SEQMIX is a C++ program that takes advantage of off-targeted sequence reads from exome/targeted sequencing experiments for accurate local ancestry inference.
Before running SEQMIX, it is important to LD prune your data so that pairs of sites in high LD (r^2 > 0.1) are identified and only the one with a higher sequence depth are included into the model. As the sequence depth distribution is sample dependent, it is necessary to prune the sequence data for each individual.
Here is a tar ball Media:SEQMIX_0.1.tar which compresses the following three folders
- libsrc: a folder contains source code from code written by Goncalo
- src: source code for SEQMIX
- Release: example files and command as well as the Readme.txt file that explains how to run SEQMIX
Before you run SEQMIX, or even while you are running SEQMIX examples (summarized by the example.sh file), please refer to the Readme.txt file for detailed explanation of the two steps for running SEQMIX.

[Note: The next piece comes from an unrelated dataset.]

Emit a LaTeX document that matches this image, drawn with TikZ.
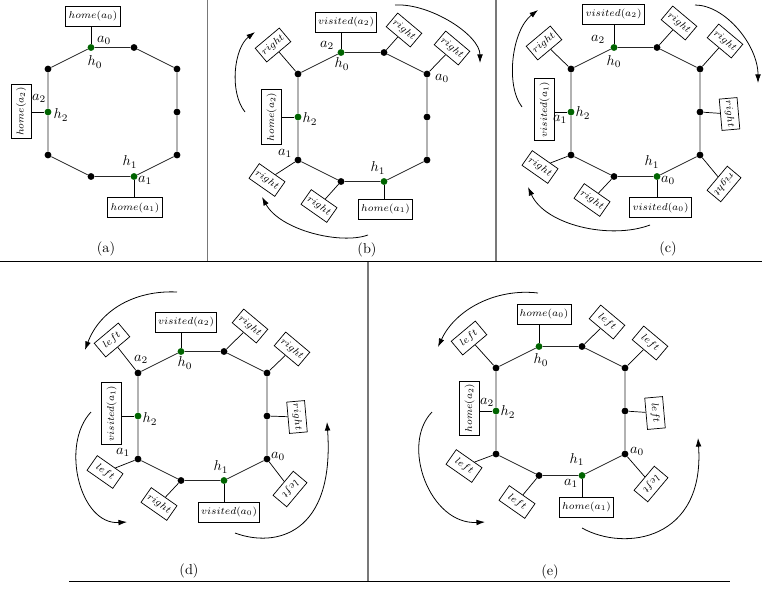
\documentclass[tikz,border=0pt]{standalone}
\usetikzlibrary{calc,arrows.meta}
\definecolor{dkgreen}{RGB}{0,100,0}
\definecolor{divgray}{RGB}{120,120,120}
\tikzset{
 vtx/.style={circle,fill=black,inner sep=0pt,minimum size=4.8pt},
 hvtx/.style={vtx,fill=dkgreen},
 ringline/.style={line width=0.55pt,draw=black!85},
 conn/.style={line width=0.5pt},
 lbl/.style={inner sep=0pt,font=\normalsize},
 ibox/.style={draw,line width=0.5pt,font=\scriptsize,inner sep=2pt,minimum height=14pt},
 dbox/.style={draw,line width=0.5pt,font=\scriptsize,inner sep=1.5pt,minimum width=22pt,minimum height=12.5pt},
 turn/.style={line width=0.55pt,-{Latex[length=6pt,width=4pt]}},
 divv/.style={draw=divgray,line width=0.9pt},
 divh/.style={draw=black,line width=0.6pt},
 sublbl/.style={inner sep=0pt,font=\normalsize}
}
\newcommand\ringat[3]{%
 \node[vtx] (#1L1) at (#2,#3) {};
 \node[hvtx] (#1T1) at (#2+43,#3-21.5) {};
 \node[vtx] (#1T2) at (#2+86,#3-21.5) {};
 \node[vtx] (#1R1) at (#2+129,#3) {};
 \node[vtx] (#1R2) at (#2+129,#3+43) {};
 \node[vtx] (#1R3) at (#2+129,#3+86) {};
 \node[hvtx] (#1B2) at (#2+86,#3+107.5) {};
 \node[vtx] (#1B1) at (#2+43,#3+107.5) {};
 \node[vtx] (#1L3) at (#2,#3+86) {};
 \node[hvtx] (#1L2) at (#2,#3+43) {};
 \draw[ringline] (#1L1)--(#1T1)--(#1T2)--(#1R1)--(#1R2)--(#1R3)--(#1B2)--(#1B1)--(#1L3)--(#1L2)--(#1L1);
}
% #1 name, #2 position, #3 rotation, #4 text, #5 vertex
\newcommand\dirbox[5]{%
 \node[dbox,rotate=#3] (#1) at (#2) {$#4$};
 \draw[conn] (#5) -- (#1);
}
% info boxes: straight connector; #6 = |- or -| ; #7 = anchor of box
\newcommand\infobox[7]{%
 \node[ibox,rotate=#3] (#1) at (#2) {$#4$};
 \draw[conn] (#5) -- (#5 #6 #1.#7);
}
\begin{document}
\begin{tikzpicture}[x=0.7pt,y=-0.7pt]
\useasboundingbox (0,0) rectangle (762,588);
% dividers
\draw[divv] (207.5,0) -- (207.5,261.5);
\draw[divv] (496,0) -- (496,261.5);
\draw[divv] (368,261.5) -- (368,581.5);
\draw[divh] (0,261.5) -- (762,261.5);
\draw[divh] (69,581.5) -- (730,581.5);

% ---------- (a)
\ringat{a}{48}{69}
\infobox{aH0}{93,16}{0}{home(a_0)}{aT1}{|-}{south}
\infobox{aH2}{21,111.5}{90}{home(a_2)}{aL2}{-|}{south}
\infobox{aH1}{135,207.5}{0}{home(a_1)}{aB2}{|-}{north}
\node[lbl] (aLa0) at ($(aT1)+(13,-7.5)$) {$a_0$};
\node[lbl] (aLh0) at ($(aT1)+(4,14.5)$) {$h_0$};
\node[lbl] (aLa2) at ($(aL2)+(-9,-14)$) {$a_2$};
\node[lbl] (aLh2) at ($(aL2)+(13,3)$) {$h_2$};
\node[lbl] (aLh1) at ($(aB2)+(-4,-14.5)$) {$h_1$};
\node[lbl] (aLa1) at ($(aB2)+(11,3.5)$) {$a_1$};
\node[sublbl] (capa) at (106,249) {(a)};

% ---------- (b)
\ringat{b}{298}{74}
\infobox{bV2}{346,22}{0}{visited(a_2)}{bT1}{|-}{south}
\infobox{bH2}{271.5,117}{90}{home(a_2)}{bL2}{-|}{south}
\infobox{bH1}{385.5,209}{0}{home(a_1)}{bB2}{|-}{north}
\dirbox{bD1}{273,45}{40}{right}{bL1}
\dirbox{bD2}{404,30}{-40}{right}{bT2}
\dirbox{bD3}{452,48}{-40}{right}{bR1}
\dirbox{bD4}{267,180}{-35}{right}{bL3}
\dirbox{bD5}{319,206}{-35}{right}{bB1}
\node[lbl] (bLa2) at ($(bT1)+(-14,-7.5)$) {$a_2$};
\node[lbl] (bLh0) at ($(bT1)+(1,11.5)$) {$h_0$};
\node[lbl] (bLa0) at ($(bR1)+(15,4)$) {$a_0$};
\node[lbl] (bLh2) at ($(bL2)+(12,2)$) {$h_2$};
\node[lbl] (bLa1) at ($(bL3)+(-13,-7)$) {$a_1$};
\node[lbl] (bLh1) at ($(bB2)+(-6,-13.5)$) {$h_1$};
\draw[turn] (245,112) .. controls (229,92) and (234,48) .. (255,32);
\draw[turn] (395,5) .. controls (430,3) and (480,35) .. (480,63);
\draw[turn] (368,235) .. controls (340,245) and (280,230) .. (262,197);
\node[sublbl] (capb) at (367,250) {(b)};

% ---------- (c)
\ringat{c}{571}{69}
\infobox{cV2}{613.5,14}{0}{visited(a_2)}{cT1}{|-}{south}
\infobox{cV1}{544.5,109.5}{90}{visited(a_1)}{cL2}{-|}{south}
\infobox{cV0}{660.5,207.5}{0}{visited(a_0)}{cB2}{|-}{north}
\dirbox{cD1}{544,43}{40}{right}{cL1}
\dirbox{cD2}{679,23}{-40}{right}{cT2}
\dirbox{cD3}{725,41}{-40}{right}{cR1}
\dirbox{cD4}{729.5,114}{-85}{right}{cR2}
\dirbox{cD5}{724,184}{-130}{right}{cR3}
\dirbox{cD6}{592,200}{-35}{right}{cB1}
\dirbox{cD7}{540,167}{-35}{right}{cL3}
\node[lbl] (cLa2) at ($(cT1)+(-16,-8.5)$) {$a_2$};
\node[lbl] (cLh0) at ($(cT1)+(0,14)$) {$h_0$};
\node[lbl] (cLh2) at ($(cL2)+(12,1)$) {$h_2$};
\node[lbl] (cLa1) at ($(cL2)+(-11,7)$) {$a_1$};
\node[lbl] (cLh1) at ($(cB2)+(-5,-14.5)$) {$h_1$};
\node[lbl] (cLa0) at ($(cB2)+(11,3.5)$) {$a_0$};
\draw[turn] (522,107) .. controls (505,85) and (512,30) .. (538,10);
\draw[turn] (695,5) .. controls (725,5) and (758,45) .. (758,83);
\draw[turn] (650,225) .. controls (610,240) and (545,225) .. (528,187);
\node[sublbl] (capc) at (668,249) {(c)};

% ---------- (d)
\ringat{d}{138}{373}
\infobox{dV2}{186,322}{0}{visited(a_2)}{dT1}{|-}{south}
\infobox{dV1}{111.5,413.5}{90}{visited(a_1)}{dL2}{-|}{south}
\infobox{dV0}{229,512}{0}{visited(a_0)}{dB2}{|-}{north}
\dirbox{dD1}{112,340}{40}{left}{dL1}
\dirbox{dD2}{250,326}{-40}{right}{dT2}
\dirbox{dD3}{292,349}{-40}{right}{dR1}
\dirbox{dD4}{297,417}{-85}{right}{dR2}
\dirbox{dD5}{290,489}{-130}{left}{dR3}
\dirbox{dD6}{159,504}{-35}{right}{dB1}
\dirbox{dD7}{105,472}{-35}{left}{dL3}
\node[lbl] (dLa2) at ($(dL1)+(3,-14)$) {$a_2$};
\node[lbl] (dLh0) at ($(dT1)+(4,11.5)$) {$h_0$};
\node[lbl] (dLh2) at ($(dL2)+(12,3)$) {$h_2$};
\node[lbl] (dLa1) at ($(dL3)+(-15,-7)$) {$a_1$};
\node[lbl] (dLh1) at ($(dB2)+(-3,-13.5)$) {$h_1$};
\node[lbl] (dLa0) at ($(dR3)+(11,-3)$) {$a_0$};
\draw[turn] (177,292) .. controls (135,290) and (100,310) .. (85,350);
\draw[turn] (91,412) .. controls (60,445) and (80,525) .. (127,522);
\draw[turn] (235,533) .. controls (275,548) and (335,535) .. (327,422);
\node[sublbl] (capd) at (189,571) {(d)};

% ---------- (e)
\ringat{e}{496}{368}
\infobox{eH0}{544,314}{0}{home(a_0)}{eT1}{|-}{south}
\infobox{eH2}{469.5,408}{90}{home(a_2)}{eL2}{-|}{south}
\infobox{eH1}{586.5,507}{0}{home(a_1)}{eB2}{|-}{north}
\dirbox{eD1}{469,338}{40}{left}{eL1}
\dirbox{eD2}{607,322}{-40}{left}{eT2}
\dirbox{eD3}{650,343}{-40}{left}{eR1}
\dirbox{eD4}{655,413}{-85}{left}{eR2}
\dirbox{eD5}{651,484}{-130}{left}{eR3}
\dirbox{eD6}{517,502}{-35}{left}{eB1}
\dirbox{eD7}{464,466}{-35}{left}{eL3}
\node[lbl] (eLh0) at ($(eT1)+(2,13.5)$) {$h_0$};
\node[lbl] (eLa2) at ($(eL2)+(-9,-9)$) {$a_2$};
\node[lbl] (eLh2) at ($(eL2)+(12,1)$) {$h_2$};
\node[lbl] (eLh1) at ($(eB2)+(-5,-16)$) {$h_1$};
\node[lbl] (eLa1) at ($(eB2)+(-11,7.5)$) {$a_1$};
\node[lbl] (eLa0) at ($(eR3)+(12,-3)$) {$a_0$};
\draw[turn] (538,293) .. controls (495,288) and (455,310) .. (438,347);
\draw[turn] (432,412) .. controls (400,445) and (430,525) .. (485,522);
\draw[turn] (582,528) .. controls (625,552) and (705,540) .. (698,438);
\node[sublbl] (cape) at (550,572) {(e)};
\end{tikzpicture}
\end{document}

Note that SEQMIX requires these specified files
- allele frequency for Africans
- allele frequency for European
- genetic distance file
- input vcf
The input vcf file is generated from sequencing experiment and the downstream data processing steps. The allele frequency and genetic distance files should be prepared by users and sometimes are tedious to do. The good news is that I have used these files for the whole genome level. Please contact me (firstname.lastname@example.org) if you would like to use it. I will point you to the path if you are internal user and will figure out a way to share them (These files are fairly big) if you are a external users.
Whole genome ancestry inference with ultra low coverage sequence data can be analyzed with LASER.